La filosofia è una disciplina autonoma, con un proprio statuto epistemologico, i suoi metodi, i suoi criteri. La Facoltà di Filosofia dell’Università Lateranense è frequentata da studenti e studentesse provenienti da tutti i continenti del mondo, persino dall’Africa, dall’Asia e dal Medio Oriente; i laici e le donne sono ben rappresentati; discutiamo Tesi di Laurea e di Dottorato in inglese, francese, portoghese, spagnolo, superfluo sottolineare come l’ambiente internazionale favorisca lo scambio interculturale e l’apertura a realtà altre. Qui gli studenti non sono meri numeri di matricola, ma persone, e la nostra docenza riflette l’idea e la pratica del personalismo filosofico, la dignità della persona umana. Non mi sembra un limite, ma un valore aggiunto. Direi inoltre che la fede non è un fatto privato, ma interiore. Pensare che sia un ostacolo per la ragione è un pregiudizio smentito dalla storia, un luogo comune. L’esperienza del limite, della finitudine, della sofferenza, la domanda sulla vita e sulla morte aprono la ragione filosofica alle questioni più brucianti, più radicali: l’infinito, la trascendenza, il bene comune, la bellezza, la pace. L’indagine filosofica del filosofo credente è e rimane libera: prendiamo un Pareyson, che ha messo a tema la questione dilaniante del male e della libertà, persino in relazione a Dio. Prendiamo il pensiero ebraico, la spinosa questione del pensare Dio dopo Auschwitz. Insegno storia della filosofia contemporanea e dedico molto tempo allo studio dei “maestri del sospetto” Marx, Nietzsche e Freud, che hanno saputo capovolgere molti luoghi comuni, invitandoci a riflettere, ad approfondire, a ricercare sempre e di nuovo. Il pensiero è sempre arricchente, la filosofia è un invito a pensare lo spazio pubblico, mentre non manca di rivolgersi ad intus.
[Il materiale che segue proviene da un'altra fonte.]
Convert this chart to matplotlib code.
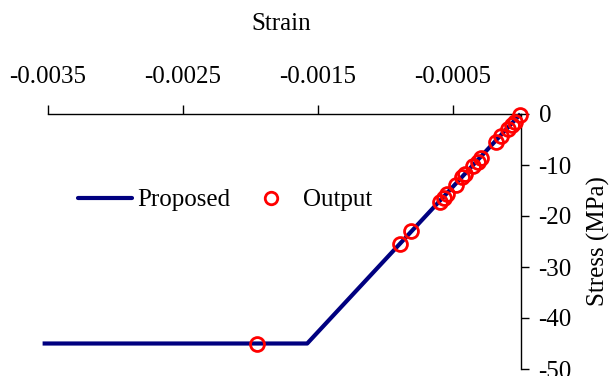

Nella società attuale, così individualistica e attratta da valori effimeri – quali il successo economico e l’esibizione personale -, un forte richiamo etico e teologico suscita ancora interesse, ha una reale presa sul pubblico, soprattutto tra le giovani generazioni? Non le pare che tutto stia scivolando verso derive di disinteresse e apatia, in qualche modo veicolate da superficiali richiami mediatici?

Insegno da molti anni e non è questa la “fotografia” dei giovani che l’esperienza didattica mi ha offerto. Nella maggioranza dei casi, i giovani hanno chiesto cura, attenzione, impegno, passione, solidarietà, valori, creatività, professionalità. Non hanno perso la capacità di domandare, di interrogare, di porre questioni, di incuriosirsi, di stupirsi, di fare comunità. Hanno anzi mostrato interesse per questioni almeno in parte nuove: le neuroscienze, l’ecologia, gli animali, l’ambiente, la bioetica. Penso siano segnali importanti, da cogliere e ac-cogliere. Non ignoro alcune preoccupanti derive, come lo scollamento tra insegnanti e genitori, o la crisi che logora un sapere ormai frammentato, ma non identificherei le giovani generazioni con “il pubblico”, perché il sapere non è uno “spettacolo”; e i filosofi non sono gli opinionisti o i frequentatori dei salotti mediatici, ma si pongono al servizio del pensiero, cioè dell’umano. Ho affrontato questi temi da due punti di vista diversi, nei volumetti Empatia (2014) e Narcisismo. Tre riflessioni liquide (2016), cercando un linguaggio duttile, fluido, plastico, per dire che l’indifferenza, l’apatia, la visibilità a tutti i costi, l’anestesia del sentire sono i mali del nostro tempo, uniti alla solitudine di massa, ancor più inquietante perché virtuale. La figura di Narciso, in questo senso, è emblematica, perché ama un’ombra, e la prende per corpo. Ma Narciso muore nel momento in cui si rende conto di essere uno, di essere solo. Sta a noi adulti dare per primi l’esempio, prendendoci la responsabilità dei nostri gesti, azioni, comportamenti, parole, relazioni. Sta ai cosiddetti intellettuali suscitare un pensiero critico, maturo, svincolato dai luoghi comuni e dalle tendenze omologanti: questo significa, semplicemente, lavorare sulla qualità. Avere cura. Mettersi al servizio dell’altro e testimoniare, così, la libertà del pensiero.